Manager/Worker Pattern#
The Workflow Manager follows the same Manager/Worker duality pattern used by the data-transfer system. This shared pattern enables consistent operational behavior across the CCAT Data Center.
Pattern Overview#
graph TD
Manager["Manager Process<br/>(Python, poll loop)"]
Queue["Celery / Redis<br/>(Task Broker)"]
Workers["Celery Workers<br/>(Distributed)"]
Manager -->|"Submit tasks"| Queue
Queue -->|"Dispatch"| Workers
Workers -->|"Update DB"| Manager
style Manager fill:#e1f5ff,stroke:#01579b,stroke-width:2px
style Queue fill:#f3e5f5,stroke:#4a148c,stroke-width:2px
style Workers fill:#e8f5e8,stroke:#2e7d32,stroke-width:2px
Manager responsibilities:
Scan database for work to be done (poll loop)
Prepare operations (create DB records, validate preconditions)
Submit Celery tasks to appropriate queues
Run anywhere with database and Redis access
Worker responsibilities:
Listen to Celery queues
Perform actual work (stage data, submit HPC jobs, collect results)
Update database with results
Must run where needed resources are accessible
Three Manager Processes#
The Workflow Manager runs three independent manager processes:
- trigger-manager
Evaluates enabled Pipelines, resolves DataGroupings, computes gaps, creates PENDING runs. Lightweight — mostly database queries.
- workflow-manager
Picks up PENDING runs, builds execution commands, creates directory structures, submits jobs to HPC backends. Needs filesystem access to the pipeline base directory.
- result-manager
Polls HPC backends for job status, scans output directories, creates DataProduct records. Needs filesystem access to read outputs.
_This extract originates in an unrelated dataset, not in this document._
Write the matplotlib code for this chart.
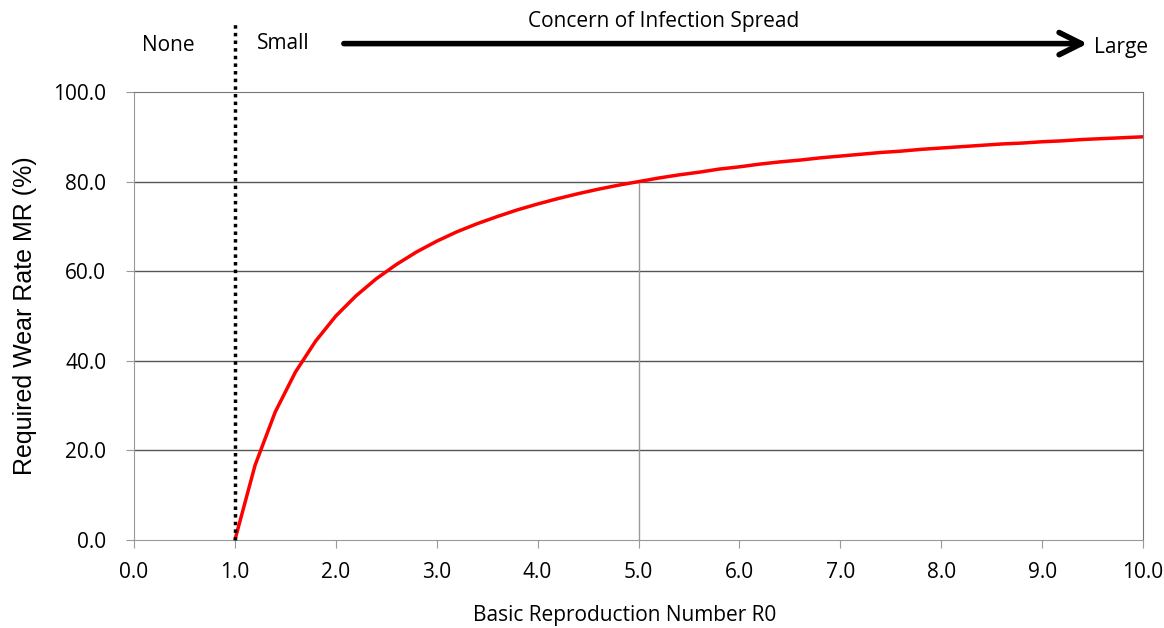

Each runs as a separate Docker container in production (see /source/operations/deployment).
Poll-Dispatch-Sleep Loop#
All three managers follow the same loop structure:
while not shutdown_requested:
try:
session = get_database_session()
work_items = query_for_work(session)
for item in work_items:
process(item, session)
session.commit()
except Exception:
logger.exception("Error in poll cycle")
session.rollback()
finally:
session.close()
sleep(poll_interval)
The poll interval is configurable per manager via Dynaconf settings.
Celery Integration#
The Workflow Manager shares a Redis broker with data-transfer. Celery queues are used for:
Staging tasks — reuse data-transfer’s staging infrastructure
HPC tasks — submit and monitor jobs
Result tasks — collect outputs and metrics
Queue routing is configured in setup_celery_app.py. The workflow.staging,
workflow.hpc, and workflow.results queues isolate workflow tasks from
data-transfer tasks on the shared broker.
Health Checks#
Each manager publishes a heartbeat to Redis with a TTL. If the heartbeat expires, monitoring can detect that a manager is down.
This uses the same HealthCheck class from data-transfer, writing to Redis keys
like health:workflow:trigger-manager.